SSIS - Range lookups
- by Repieter
When developing an ETL solution in SSIS we sometimes need to do range lookups in SSIS. Several solutions for this can be found on the internet, but now we have built another solution which I would like to share, since it's pretty easy to implement and the performance is fast.
You can download the sample package to see how it works. Make sure you have the AdventureWorks2008R2 and AdventureWorksDW2008R2 databases installed. (Apologies for the layout of this blog, I don't do this too often :))
To give a little bit more information about the example, this is basically what is does: we load a facttable and do an SCD type 2 lookup operation of the Product dimension. This is done with a script component.
First we query the Data warehouse to create the lookup dataset. The query that is used for that is:
SELECT
[ProductKey]
,[ProductAlternateKey]
,[StartDate]
,ISNULL([EndDate], '9999-01-01') AS EndDate
FROM [DimProduct]
The output of this query is stored in a DataTable:
string lookupQuery = @"
SELECT
[ProductKey]
,[ProductAlternateKey]
,[StartDate]
,ISNULL([EndDate], '9999-01-01') AS EndDate
FROM [DimProduct]";
OleDbCommand oleDbCommand = new OleDbCommand(lookupQuery, _oleDbConnection);
OleDbDataAdapter adapter = new OleDbDataAdapter(oleDbCommand);
_dataTable = new DataTable();
adapter.Fill(_dataTable);
Now that the dimension data is stored in the DataTable we use the following method to do the actual lookup:
public int RangeLookup(string businessKey, DateTime lookupDate)
{
// set default return value (Unknown)
int result = -1;
DataRow[] filteredRows;
filteredRows = _dataTable.Select(string.Format("ProductAlternateKey = '{0}'", businessKey));
for (int i = 0; i < filteredRows.Length; i++)
{
// check if the lookupdate is found between the startdate and enddate of any of the records
if (lookupDate >= (DateTime)filteredRows[i][2] && lookupDate < (DateTime)filteredRows[i][3])
{
result = (filteredRows[i][0] == null) ? -1 : (int)filteredRows[i][0];
break;
}
}
filteredRows = null;
return result;
}
This method is executed for every row that passes the script component.
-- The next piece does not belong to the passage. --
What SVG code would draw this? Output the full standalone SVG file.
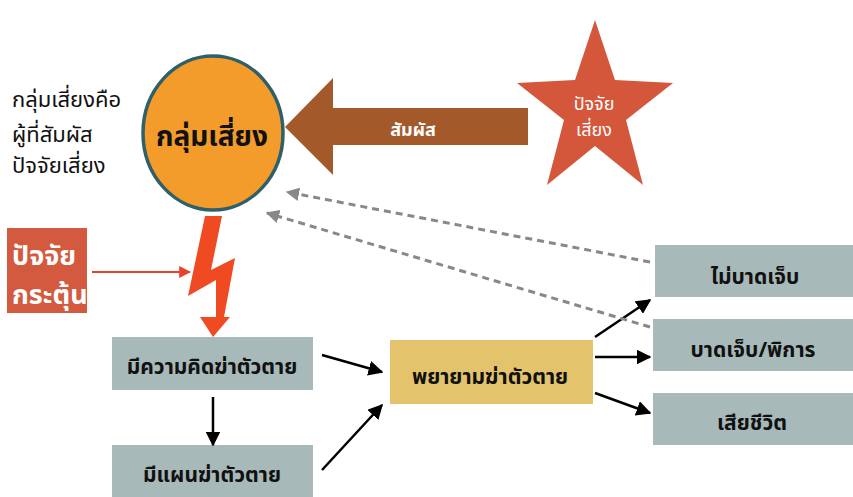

This is implemented in the ProcessInputRow method
public override void Input0_ProcessInputRow(Input0Buffer Row)
{
// Perform the lookup operation on the current row and put the value in the Surrogate Key Attribute
Row.ProductKey = RangeLookup(Row.ProductNumber, Row.OrderDate);
}
Now what actually happens?!
1. Every record passes the business key and the orderdate to the RangeLookup method.
2. The DataTable is then filtered on the business key of the current record. The output is stored in a DataRow [] object.
3. We loop over the DataRow[] object to see where the orderdate meets the following expression:
(lookupDate >= (DateTime)filteredRows[i][2] && lookupDate < (DateTime)filteredRows[i][3])
4. When the expression returns true (so where the data is between the Startdate and the EndDate), the surrogate key of the dimension record is returned
We have done some testing with this solution and it works great for us. Hope others can use this example to do their range lookups.